The loss of Patrikios was evidently tough for Dal Santo’s squad, who lost their first seven games of the season.

The worst of their on field performances came in Round 7, as they posted the lowest ever AFLW score of 0.2 in a 46-point loss to the Carlton Blues. 

This was only made worse in Round 8 when the Saints lost to the first ever goal after the siren in AFLW history against the Giants, when a distraught Kate Shierlaw gave away a 50m penalty just seconds before the end of play.

This outlined a tough two weeks for the squad who had fought so hard to get on the board.

Who’s on the move?

While it doesn’t seem as though many players are looking elsewhere, the return of Patrikios is an interesting situation ahead of the next season.

Should Patrikios continue to sit out, she may retire from the AFLW and no longer be available for the Saints, which would be a huge blow to both the team and the league.

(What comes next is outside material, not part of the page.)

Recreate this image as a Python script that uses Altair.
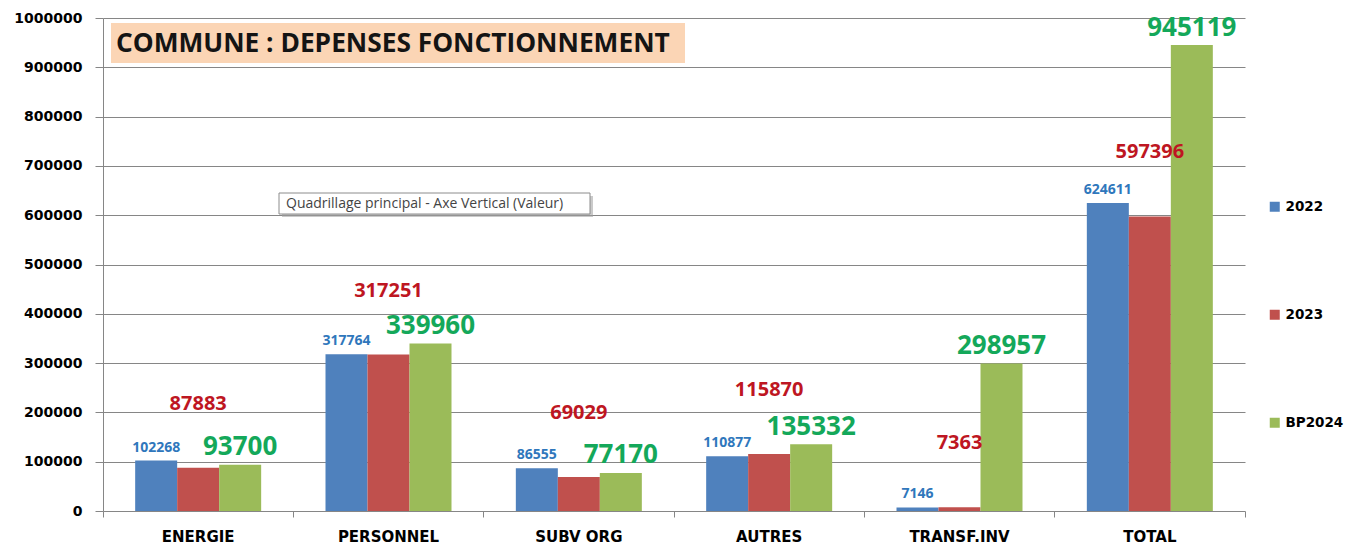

The Saints are a relatively young side and aren’t likely to see any retirements from their squad, meaning those that have improved this year will likely remain at Linton St.

Isabella Shannon was left out of the AFLW squad at a time this season and shone at VFLW level, scoring best on ground honours against the Western Bulldogs VFLW side.

If her game time is likely to be restricted coming into next year, she may find herself looking elsewhere for opportunities at AFLW level.

What’s next?

The Saints know they must improve next year in what will be Dal Santo’s second.

Their forward line entries require a lot of work. The continuous targeting of Greiser must be revisited and provide a varied attack that makes it hard on the defenders.

St Kilda seem to have no rhythm behind its forward entries and just attack at all costs, leaving an unstructured field behind the ball that puts the pressure on the backline.

A more balanced game style will help them ease that pressure and maintain the football, creating better opportunities on both sides of the ball.

The Saints must do all they can to retain Patrikios, although the final decision likely won’t be up to them.

Patrikios will be the most important player for the Saints if she is to return and as such the Saints will build on her availability.

As long as the Saints continue to work on Dal Santo’s game plan, they will improve into next year and look to make their maiden finals berth.